As peripécias de Janot nos conduzem ao debate sobre a baixa qualidade de muitas das nossas autoridades. No plano ético, os exemplos abundam nos três poderes. No plano técnico, salta aos olhos o despreparo do presidente, de muitos dos governadores eleitos na última leva, de parlamentares, de ministros dos tribunais superiores, de procuradores. A lista é longa. No plano da maturidade político-institucional, o quadro não é menos desolador. Uma certa tradição elitista antidemocrática tende a explicar o fenômeno em termos de atribuir a baixa qualidade das autoridades eleitas à propensão das massas ao apelo de demagogos despreparados. Albert Hirschman (The Rethoric of Reaction, 1991) já alertara para esse raciocínio ao condensar em três teses os argumentos contra os direitos democráticos. Para esses retóricos, a ampliação da participação das massas seria inútil (tese da futilidade), ameaçaria conquistas anteriores (tese da ameaça) ou traria efeitos contrários ao pretendido (tese da perversidade). Para os adeptos dessas teses antidemocráticas, o remédio seria impor restrições à democracia. Para os que as combatem, o remédio é o oposto. Trata-se de ampliar, aprofundar e aperfeiçoar as instituições.

Sabemos que uma pessoa pode elevar a dimensão do cargo público que exerce. Por suas virtudes. Mas, uma pessoa menos virtuosa pode rebaixar a dimensão da cadeira que ocupa. Um sujeito despreparado como Janot não pode servir de condenação ao conjunto do Ministério Público. Que, sabemos, tem em seus quadros muitos servidores públicos valorosos e vocacionados.
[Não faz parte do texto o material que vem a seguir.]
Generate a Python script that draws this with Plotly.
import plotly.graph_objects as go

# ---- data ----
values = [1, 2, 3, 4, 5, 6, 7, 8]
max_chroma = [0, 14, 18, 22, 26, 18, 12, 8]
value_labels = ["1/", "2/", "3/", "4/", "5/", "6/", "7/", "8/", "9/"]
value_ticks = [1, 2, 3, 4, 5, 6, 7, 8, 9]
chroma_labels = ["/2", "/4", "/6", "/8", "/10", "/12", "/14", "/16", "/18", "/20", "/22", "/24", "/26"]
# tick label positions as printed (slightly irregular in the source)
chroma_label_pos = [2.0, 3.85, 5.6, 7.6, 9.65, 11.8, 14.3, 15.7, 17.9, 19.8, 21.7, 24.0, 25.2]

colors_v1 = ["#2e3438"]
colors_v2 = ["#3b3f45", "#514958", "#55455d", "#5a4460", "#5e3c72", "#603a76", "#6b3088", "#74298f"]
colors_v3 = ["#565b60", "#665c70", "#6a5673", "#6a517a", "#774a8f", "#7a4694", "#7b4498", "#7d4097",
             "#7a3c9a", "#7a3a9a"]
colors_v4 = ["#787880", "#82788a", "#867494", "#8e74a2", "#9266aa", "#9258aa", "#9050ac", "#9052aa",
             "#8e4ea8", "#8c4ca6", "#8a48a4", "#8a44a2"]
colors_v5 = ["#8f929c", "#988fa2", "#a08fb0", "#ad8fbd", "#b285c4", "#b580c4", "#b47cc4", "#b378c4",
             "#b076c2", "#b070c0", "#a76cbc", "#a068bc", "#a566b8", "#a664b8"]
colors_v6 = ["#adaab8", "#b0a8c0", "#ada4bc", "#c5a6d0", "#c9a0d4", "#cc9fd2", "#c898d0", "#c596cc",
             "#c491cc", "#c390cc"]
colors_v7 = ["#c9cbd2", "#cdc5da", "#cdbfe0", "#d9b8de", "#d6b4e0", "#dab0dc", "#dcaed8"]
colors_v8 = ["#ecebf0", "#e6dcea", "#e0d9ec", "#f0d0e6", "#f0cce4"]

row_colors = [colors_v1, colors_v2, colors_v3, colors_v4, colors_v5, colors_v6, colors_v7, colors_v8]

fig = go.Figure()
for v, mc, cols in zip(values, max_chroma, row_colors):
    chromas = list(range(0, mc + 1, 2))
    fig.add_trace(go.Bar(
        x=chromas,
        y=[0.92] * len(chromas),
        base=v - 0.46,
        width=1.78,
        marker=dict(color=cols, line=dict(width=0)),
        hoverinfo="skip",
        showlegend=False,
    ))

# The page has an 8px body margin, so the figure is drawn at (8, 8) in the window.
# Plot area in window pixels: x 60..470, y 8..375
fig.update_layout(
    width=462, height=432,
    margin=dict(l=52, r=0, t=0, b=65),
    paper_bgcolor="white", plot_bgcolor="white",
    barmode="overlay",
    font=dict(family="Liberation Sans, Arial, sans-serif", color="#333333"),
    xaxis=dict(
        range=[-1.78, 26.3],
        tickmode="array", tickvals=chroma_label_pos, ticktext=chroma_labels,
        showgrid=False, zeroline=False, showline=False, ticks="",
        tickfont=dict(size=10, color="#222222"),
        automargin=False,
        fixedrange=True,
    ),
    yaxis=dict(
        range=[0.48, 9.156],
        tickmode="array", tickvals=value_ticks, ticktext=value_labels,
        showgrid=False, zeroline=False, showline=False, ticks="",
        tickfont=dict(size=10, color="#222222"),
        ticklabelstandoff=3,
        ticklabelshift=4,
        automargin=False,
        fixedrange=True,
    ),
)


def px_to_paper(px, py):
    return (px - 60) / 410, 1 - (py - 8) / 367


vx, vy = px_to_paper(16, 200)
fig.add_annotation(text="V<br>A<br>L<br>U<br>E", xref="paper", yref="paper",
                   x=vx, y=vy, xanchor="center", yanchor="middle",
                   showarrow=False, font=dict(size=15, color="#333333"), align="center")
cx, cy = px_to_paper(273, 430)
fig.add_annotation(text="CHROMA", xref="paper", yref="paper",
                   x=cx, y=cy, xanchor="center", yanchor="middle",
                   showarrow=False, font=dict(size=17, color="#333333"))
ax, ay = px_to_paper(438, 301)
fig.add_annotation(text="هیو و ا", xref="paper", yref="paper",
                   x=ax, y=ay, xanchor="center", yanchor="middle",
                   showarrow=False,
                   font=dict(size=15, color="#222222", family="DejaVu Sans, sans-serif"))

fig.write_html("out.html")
Mas parece óbvio que precisamos rever os mecanismos que permitiram uma nomeação de alguém tão despreparado nos três sentidos acima vistos. A escolha pelo voto da categoria parecia ser um antídoto à interferência político-partidária. Viu-se que não se eliminou a politização. Ao contrário, a própria instituição ficou mais politizada, com grande escopo para os interesses corporativos. Para entrar nas listas, a tentação ao aceno populista à categoria não é desprezível. Vai se consolidando a percepção de que a nomeação do PGR e similares deve ser feita com critérios objetivos mais rigorosos. Inclusive de sanidade, conduta ética, preparo técnico e espírito público. Não são mais suficientes os requisitos do § 1º do art. 128 da CF: i) ser integrante do MPU com mais de 35 anos; ii) aprovação do nome pela maioria absoluta dos membros do Senado Federal e; 3) nomeação pelo Presidente da República. Viu-se também que a opção do presidente por um dos nomes de uma lista votada pela categoria, ao lado desses vagos requisitos, pode levar a escolhas como a de Janot.

Esperemos que o baixo nível de tantas de nossas autoridades não encoraje teses antidemocráticas. Que não se culpem os avanços democráticos que o país experimentou desde a Constituição de 1988. Mas precisamos seriamente dialogar sobre reformas institucionais que se tornaram inadiáveis. O Executivo, o Legislativo, o Judiciário e o Ministério Público precisam ter repensados os respectivos critérios de escolha dos seus membros. Sempre aperfeiçoando os mecanismos da participação do povo, o único soberano.